Serbia mobilizes forces near Kosovo
The directives of Serbia's president to place the army on full combat alert follow recent clashes in Kosovo between Serbs and the Kosovar police.
Serbian President Aleksandar Vucic has mobilized the army and ordered units to move close to Kosovo, the Tanjung Agency reported Saturday.
The President's directives to place the army on full combat alert follow recent clashes in Kosovo between Serbs and the Kosovar police as the former protested against the newly elected Albanian mayor.
The Serbs of Kosovo, who consider the region to be part of mainland Serbia, boycotted the municipal elections and thus consider the mayor to be illegitimate.
The Pristina authorities have been attempting to install ethnically Albanian mayors in the north of the province after the April 23 local elections in northern Kosovo.
As a result of this, violent clashes erupted in front of administrative buildings in the country's north, Kosovar media reported.
Local media reported on Friday that police forces of the self-proclaimed republic of Kosovo forced their way into an administrative building belonging to the northern municipality of Leposaviq and occupied it after two other buildings were raided in Zvecan and Zubin Potok.
According to reports, the police used tear gas and stun grenades on protesters.
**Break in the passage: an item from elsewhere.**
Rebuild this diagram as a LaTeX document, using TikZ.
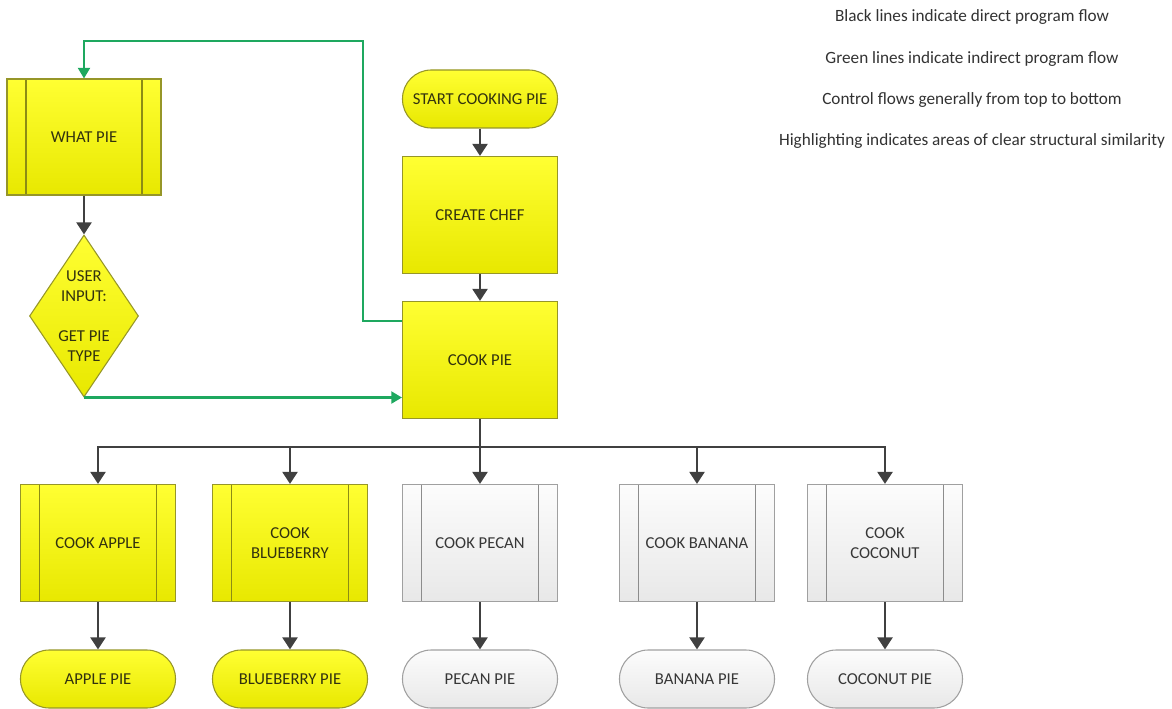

Moreover, telephone services were shut off in Leposavic and alarm sirens blared in the northern municipality of Mitrovica.
Serbian President Aleksandar Vucic announced on Friday that the Serbian army was put on high alert because of the situation while also demanding that NATO "urgently stop violence against Serbs."
In 2008, Kosovo seceded from Serbia and unilaterally declared its independence from the country. An agreement to improve relations between Serbia and Kosovo was struck in 2013, but the conversation quickly came to a halt.
Tensions at the border have been increasing for nearly a year now, since mid-2022, occasionally rising into road closures in northern Kosovo.
Read more: Kosovo & Serbia agree on Implementation Annex
In early March, Vucic announced that he was not willing to recognize Kosovo's independence nor permit it to join the United Nations despite heightened EU pressure to isolate his country.
Serbia's leader also revealed that the European Union has threatened to isolate Serbia and pull out all investments if the proposed Kosovo agreement was discarded.